Philippe Bardet tente de reconstituer des équilibres biologiques en jouant sur les essences implantées autour de ses parcelles et sur l'enherbement spontané.
'Favoriser les populations de typhlodromes a permis de limiter la prolifération des acariens, témoigne Philippe Bardet, vigneron girondin. Mais ce qui a été possible avec les acariens l'est sans doute avec d'autres parasites. Pour rétablir un écosystème, il faut d'abord des plantes hôtes autres que la vigne. C'est bien connu, les écosystèmes les plus riches sont les bocages. En 1996, j'ai décidé de réimplanter des haies autour de mes parcelles. Je me suis rapproché de l'Enita (Ecole nationale d'ingénieurs des travaux agricoles) pour y trouver conseil. ' Il existait alors peu d'information sur ce sujet. Aidé par un enseignant, Maarten Van Helden, Philippe Bardet va progresser dans cette direction.
' En observant ce qui se passe autour et dans des haies existantes, notamment les insectes qu'on y trouve, on commence à avoir des idées sur les essences à planter et sur celles à éviter. L'observation, c'est la clé de voûte de tout. Par exemple, le genévrier ou certains conifères, comme le pin noir d'Autriche, permettent la survie des adultes hivernant de la cicadelle des grillures. Je les ai donc arrachés. Au contraire, sur le figuier se trouve une cicadelle cousine d' Empoasca vitis, avec des stades un peu décalés, mais qui ne parasite pas la vigne. ' Elle favorisera la présence de parasites des cicadelles, les anagrus ( Anagrus Atomus).

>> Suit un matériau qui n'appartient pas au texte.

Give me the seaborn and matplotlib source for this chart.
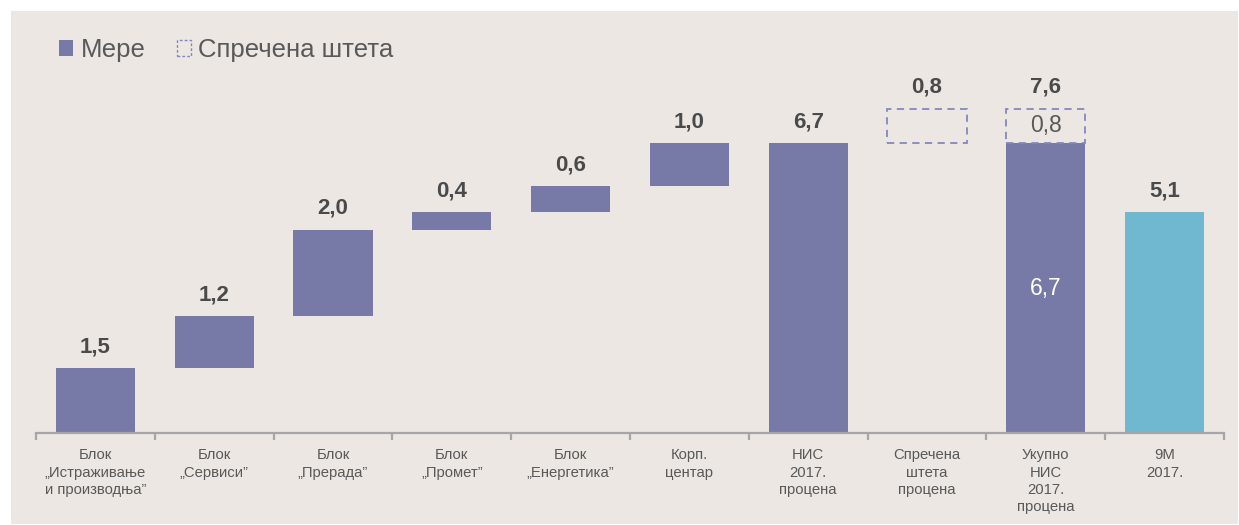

Désormais, chaque fois qu'il plante une parcelle, Philippe Bardet prévoit une haie. Il teste différentes essences, en s'inspirant de ce qu'il trouve dans les haies existantes. ' Il faut compter dix ans avant qu'une haie soit opérationnelle ! ' Mais avant tout, il essaie de comprendre la bioclimatologie de sa parcelle. ' Il faut éviter de favoriser les gelées en gênant l'écoulement de l'air froid. De plus, une haie crée une évapotranspiration qui peut entraîner un refroidissement. Les haies implantées nord-sud, placées à côté d'un rang de vignes, doivent être rognées pour ne pas trop ombrager la parcelle. '
Mais le maillage des haies n'est pas le seul élément favorable à l'implantation d'une faune auxiliaire variée. L'écosystème est consolidé par un enherbement spontané ' qui va donner du fourrage aux insectes. Car ils se nourrissent de pollen en phase juvénile. Par rapport au risque de gelées, on essaie de tondre le plus tard possible, pour avoir du pollen . ' Un rang sur deux est coupé afin de préserver des zones pour les insectes.
Les résultats sont là. ' Cette année, pour la première fois, je n'ai pas fait de traitement cicadelle. ' La recolonisation passive des parasitoïdes et de différents insectes a une autre incidence. ' Il y a trois ou quatre ans, nous avons remarqué que les martinets n'étaient présents qu'au-dessus de nos parcelles. '
Ces oiseaux, insectivores, trouvaient là leur nourriture. Des mésanges, des rouges-gorges, des queues rouges... trente-cinq espèces d'oiseaux ont été répertoriées dans les parcelles de vignes de Philippe Bardet.
Mais sachant que les cicadelles ont un vol crépusculaire et nocturne, pour éviter que des adultes ailés ne colonisent ses parcelles, il a installé des dortoirs à chauves-souris. Et lorsqu'il restaure une maison, il aménage dans les toits ' des maternités à chauves-souris '. ' Pour s'installer dans un milieu, elles doivent y trouver à manger et pouvoir s'y reproduire ', explique-t-il.
S'il connait mieux les cicadelles, Philippe Bardet veut comprendre aujourd'hui ce qui se passe dans le sol. ' Dans certaines parcelles, l'analyse du sol indique une carence en acide phosphorique alors que l'analyse pétiolaire montre que la plante en est largement pourvue. Est-ce un problème analytique ou une conséquence de la présence de mycorhizes ? ' Il cherche des partenaires pour travailler sur ce sujet.